I don't see where there's anything in Mass Effect 1 or 2 that states the spinal guns can track independently.
Lets say you built a massive, several kilometer long railgun that'd be required to pierce a dreadnought's shielding. Without the eezo required to make the gun as efficient as the dreadnought version, it'd be larger, and without the eezo in the dreadnought drive, you'd be hard pressed to get that massive chunk of metal moving ANYWHERE in short order, let alone dodge return fire. And, again, without eezo, you're not going to be putting on the shielding required to defend against any sort of return fire. The first hit from an opposing railgun is likely to be a kill.
You don't build one that big. While a single shot of a railgun of manageable size might not pierce a Dreadnought's shields, a hundred of them will. And given the availability of resources, a hundred shots will easily come in the first wave of projectiles. The Dreadnought can shoot back, but taking them out one gun at a time is going to take much longer than it can survive the incoming fire. Besides, given the small numbers of Dreadnoughts, they're not the main concern.
In this scenario, the dreadnought that this defense is meant to counter simply sits at a range where it can dodge or absorb most incoming shots, and FTLs out if things go bad. In the meantime, its own railguns are putting out shots that will kill your static defenses at any range that you'll be hard pressed to dodge. It will absolutely clean house... the defenses--whatever their volume--are basically going to be target practice and not a credible threat.
Hardly. If sitting out at range, neither the Dreadnought nor the static defenses are going to hit anything much. The Dreadnought has to stay beyond laser range or be toast (and the static defenses will have much greater laser range) and given the speed of mass driver projectiles in the Mass Effect Universe, even a conservative estimate of laser ranges gives either side plenty of time to dodge. I'd actually say that the claim of the Mass Effect Codex that most battles are fought at long ranges contradicts the descriptions of the technology. In a fight between ships with Mass Effect drives, lasers should actually be the longer ranged weapon since, given the possible accelerations, no mass driver projectile will hit at any distance.

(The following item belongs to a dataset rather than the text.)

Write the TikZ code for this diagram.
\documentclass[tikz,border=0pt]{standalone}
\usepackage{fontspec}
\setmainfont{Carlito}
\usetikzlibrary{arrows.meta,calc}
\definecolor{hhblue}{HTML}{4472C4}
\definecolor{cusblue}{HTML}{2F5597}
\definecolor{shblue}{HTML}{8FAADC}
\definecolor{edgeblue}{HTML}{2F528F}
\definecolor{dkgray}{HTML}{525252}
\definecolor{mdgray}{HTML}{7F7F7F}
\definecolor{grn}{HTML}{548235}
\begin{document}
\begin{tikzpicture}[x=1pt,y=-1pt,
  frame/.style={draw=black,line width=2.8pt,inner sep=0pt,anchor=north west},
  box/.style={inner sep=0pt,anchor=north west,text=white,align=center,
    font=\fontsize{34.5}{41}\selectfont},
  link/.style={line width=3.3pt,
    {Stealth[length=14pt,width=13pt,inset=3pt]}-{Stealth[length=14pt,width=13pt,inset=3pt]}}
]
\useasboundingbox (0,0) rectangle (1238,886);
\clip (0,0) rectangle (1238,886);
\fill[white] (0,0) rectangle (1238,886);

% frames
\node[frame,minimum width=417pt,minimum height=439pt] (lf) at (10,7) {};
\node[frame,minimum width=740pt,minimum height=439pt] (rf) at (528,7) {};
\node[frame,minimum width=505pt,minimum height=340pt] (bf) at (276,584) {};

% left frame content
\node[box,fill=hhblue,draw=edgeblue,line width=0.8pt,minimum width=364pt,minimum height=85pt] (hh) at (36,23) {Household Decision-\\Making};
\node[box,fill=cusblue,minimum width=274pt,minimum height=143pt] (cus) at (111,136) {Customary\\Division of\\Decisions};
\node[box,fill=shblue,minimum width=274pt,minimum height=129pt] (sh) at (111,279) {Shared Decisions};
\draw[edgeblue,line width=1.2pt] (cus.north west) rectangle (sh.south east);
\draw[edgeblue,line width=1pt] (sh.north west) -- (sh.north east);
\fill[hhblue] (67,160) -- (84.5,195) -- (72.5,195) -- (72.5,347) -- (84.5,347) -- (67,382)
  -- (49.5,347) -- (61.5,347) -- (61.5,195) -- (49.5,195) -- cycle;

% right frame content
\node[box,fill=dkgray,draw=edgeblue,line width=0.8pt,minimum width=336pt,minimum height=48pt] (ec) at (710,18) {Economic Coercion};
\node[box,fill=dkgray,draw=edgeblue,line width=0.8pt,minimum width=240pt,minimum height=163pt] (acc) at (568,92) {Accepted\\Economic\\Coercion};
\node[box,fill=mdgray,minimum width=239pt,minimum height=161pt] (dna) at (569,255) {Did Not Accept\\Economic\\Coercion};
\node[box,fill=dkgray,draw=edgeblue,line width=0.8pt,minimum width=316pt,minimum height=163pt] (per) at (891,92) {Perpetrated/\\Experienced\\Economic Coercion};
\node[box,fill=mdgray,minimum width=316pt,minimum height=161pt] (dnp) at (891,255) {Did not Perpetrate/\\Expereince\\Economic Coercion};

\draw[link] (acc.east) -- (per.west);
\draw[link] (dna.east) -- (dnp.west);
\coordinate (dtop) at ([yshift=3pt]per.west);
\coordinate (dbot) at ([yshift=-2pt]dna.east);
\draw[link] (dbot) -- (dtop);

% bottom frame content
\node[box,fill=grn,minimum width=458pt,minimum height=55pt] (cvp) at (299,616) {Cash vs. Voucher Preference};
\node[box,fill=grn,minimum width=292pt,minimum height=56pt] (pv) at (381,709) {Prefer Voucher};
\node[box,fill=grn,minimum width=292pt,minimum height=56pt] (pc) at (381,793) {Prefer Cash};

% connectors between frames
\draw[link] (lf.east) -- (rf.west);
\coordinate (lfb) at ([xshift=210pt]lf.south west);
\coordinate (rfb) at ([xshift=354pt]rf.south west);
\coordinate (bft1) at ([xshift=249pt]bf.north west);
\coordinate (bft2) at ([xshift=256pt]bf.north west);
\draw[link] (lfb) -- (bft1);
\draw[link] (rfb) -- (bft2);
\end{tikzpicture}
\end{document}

Projectiles aren't a useful anti-Dreadnought weapon anyway. If anyone shows up in a Dreadnought close to a planet, greet them with a few thousand nukes. Shields don't work against those (since they don't work against lasers either) and even one thousand is way beyond the point defence capacity of any ME ship. And it's not even 1% of a reasonable estimate of the arsenal of an average industrialized planet with peacetime defence spending.
Hell, if there's such a thing as bomb-pumped lasers in the ME Universe, you can just mine the space around planets and Relays and blow ships to bits as soon as they appear. Given the absolute necessity of Relays for travel, i'd expect pretty much all heavy defences concentrated there anyway.

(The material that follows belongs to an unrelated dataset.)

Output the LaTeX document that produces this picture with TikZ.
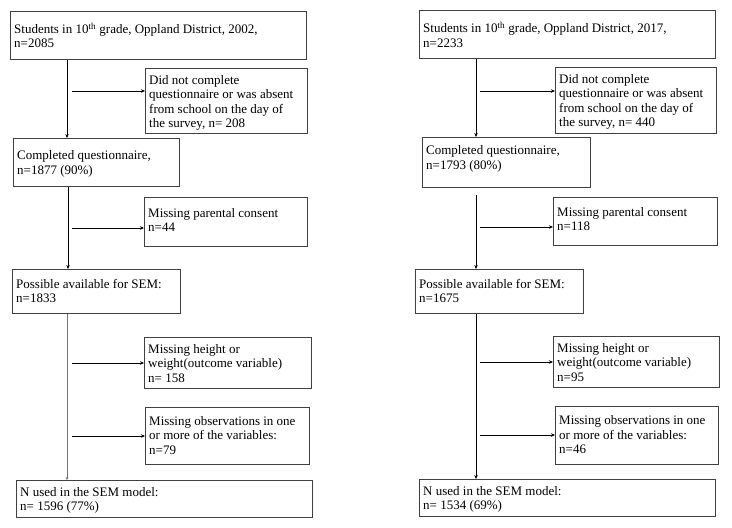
\documentclass[tikz,border=0pt]{standalone}
\usepackage{fontspec}
\setmainfont{Liberation Serif}
\usetikzlibrary{arrows.meta}
\tikzset{
  box/.style={draw=black!75, line width=0.9pt, inner sep=0pt},
  boxtext/.style={inner sep=0pt, align=left, font=\fontsize{13}{14.5}\selectfont},
  flow/.style={line width=1pt, -{Stealth[length=4pt,width=3.5pt]}},
  thinflow/.style={line width=0.5pt, draw=black!55, -{Stealth[length=3pt,width=2.5pt,fill=black]}},
}
\def\flowbox#1#2#3#4#5#6#7{
  % 1: name
  % 2: x (left)
  % 3: y (top)
  % 4: width
  % 5: height
  % 6: text offset from top
  % 7: text
  \node[box, anchor=north west, minimum width=#4pt, minimum height=#5pt] (#1) at (#2,#3) {};
  \node[boxtext, anchor=north west] (#1t) at ([shift={(4pt,-#6pt)}]#1.north west) {#7};
}
\begin{document}
\begin{tikzpicture}[x=1pt,y=-1pt]
  \useasboundingbox (0,0) rectangle (732,528);
  % 2002
  \flowbox{a1}{10}{11}{296}{48}{11.5}{Students in 10\textsuperscript{th} grade, Oppland District, 2002,\\n=2085}
  \flowbox{b1}{145}{68}{162}{65}{7}{Did not complete\\questionnaire or was absent\\from school on the day of\\the survey, n= 208}
  \flowbox{c1}{13}{138}{166}{48}{12.5}{Completed questionnaire,\\n=1877 (90\%)}
  \flowbox{e1}{144}{197}{163}{49}{10.8}{Missing parental consent\\n=44}
  \flowbox{d1}{12}{269}{168}{44}{9.8}{Possible available for SEM:\\n=1833}
  \flowbox{g1}{144}{337}{167}{51}{6.8}{Missing height or\\weight(outcome variable)\\n= 158}
  \flowbox{h1}{145}{407}{164}{57}{8.8}{Missing observations in one\\or more of the variables:\\n=79}
  \flowbox{f1}{16}{480}{296}{37}{6.8}{N used in the SEM model:\\n= 1596 (77\%)}
  % 2017
  \flowbox{a2}{419}{10}{296}{48}{11.8}{Students in 10\textsuperscript{th} grade, Oppland District, 2017,\\n=2233}
  \flowbox{b2}{555}{67}{161}{66}{6.8}{Did not complete\\questionnaire or was absent\\from school on the day of\\the survey, n= 440}
  \flowbox{c2}{422}{137}{168}{50}{8.5}{Completed questionnaire,\\n=1793 (80\%)}
  \flowbox{e2}{553}{197}{164}{48}{9.8}{Missing parental consent\\n=118}
  \flowbox{d2}{415}{269}{168}{44}{9.8}{Possible available for SEM:\\n=1675}
  \flowbox{g2}{553}{336}{166}{51}{6.8}{Missing height or\\weight(outcome variable)\\n=95}
  \flowbox{h2}{555}{406}{163}{58}{9.5}{Missing observations in one\\or more of the variables:\\n=46}
  \flowbox{f2}{419}{479}{296}{37}{6.8}{N used in the SEM model:\\n= 1534 (69\%)}

  % main flow
  \draw[flow] ([xshift=57pt]a1.south west) -- ([xshift=54pt]c1.north west);
  \draw[flow] ([xshift=55pt]c1.south west) -- ([xshift=56pt]d1.north west);
  \draw[thinflow] ([xshift=55pt]d1.south west) -- ([xshift=51pt]f1.north west);
  \draw[flow] ([xshift=57pt]a2.south west) -- ([xshift=54pt]c2.north west);
  \coordinate (gap2) at (476,195);
  \draw[flow] (gap2) -- ([xshift=61pt]d2.north west);
  \draw[flow] ([xshift=61pt]d2.south west) -- ([xshift=57pt]f2.north west);

  % exclusions
  \coordinate (xb1) at (72,91);  \coordinate (xe1) at (72,228);
  \coordinate (xg1) at (72,363); \coordinate (xh1) at (72,436);
  \coordinate (xb2) at (480,91); \coordinate (xe2) at (480,227);
  \coordinate (xg2) at (480,362);\coordinate (xh2) at (480,435);
  \foreach \n in {b1,e1,g1,h1,b2,e2,g2,h2}
    \draw[flow] (x\n) -- (x\n -| \n.west);
\end{tikzpicture}
\end{document}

As far as I can tell, eezo is really potent stuff as far as sci-fi unobtanium goes. A ship with it is essentially godlike to one without.

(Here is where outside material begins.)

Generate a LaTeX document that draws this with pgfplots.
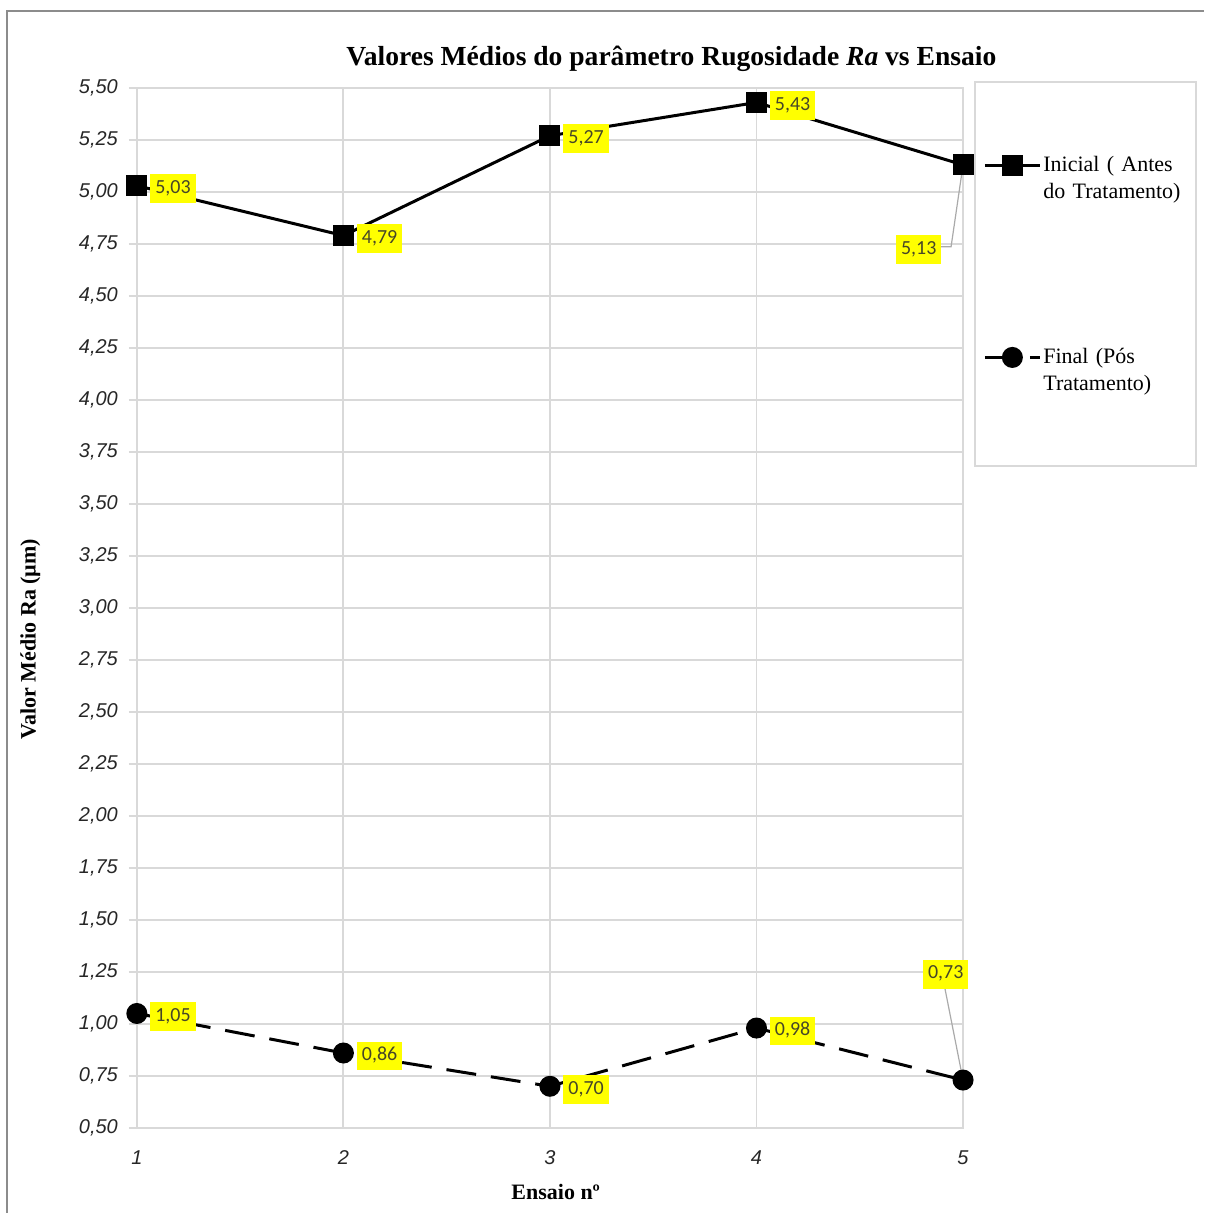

It makes for very nice drive technology, though it's hard to say how nice, as there's not actually any data available as to what kinds of accelerations are possible in normal space. But it hardly rises to the level of godlike. Outranging the enemy is nice, but the projectiles in ME aren't actually fast enough to be very effective at high ranges, a laser with a range of a few lightseconds would be significantly more godlike, since it can't be stopped. Shields are nice, but only against projectiles.
Technically speaking, for the same amount of money that can be used to buy a fleet of fighter jets you could mine a country so thoroughly that a fieldmouse farting would set off a chain of explosions. Those mines still aren't a threat unless the fighter pilots decide to land on them.
Mines in space aren't contact triggered.
The volume and scale of the firepower isn't going to be the deciding factor unless a slugging match can be enforced. When the targets have FTL drives, they don't need to stick around for one of those, and their shields make them better able to last through one of those anyways.
Given the incredible difference in firepower, yes, it's going to be decisive. A ship with an Element Zero drive might be a hundred times more effective for it's mass than simple stationary defences, but even a whole fleet is still going to be outclassed a thousand to one on top of that if it goes up against the defences of even a single planet.
The biggest problem is indeed one of volume. No fleet could ever hope to penetrate the laser defence of a heavily defended target. They just don't have the volume to saturate the defences, or the magazines to wear them down.
It is similar to the animal fights the romans liked to stage. You'd think no number of dogs could bring down a bear, because he's so much bigger, stronger and tougher. But quantity has it's own quality if correctly used.
Oh, and the missile swarms you describe would require eezo for the breaching mechanisms, otherwise they'd never get past the shields. And if they were launched from long range, as a static defense would likely be doing, the target would have time to say "screw this!" and jump to FTL.
No, as static defense would not likely act stupid. And missiles don't need to get past shields, as shields only work against objects, not radiation.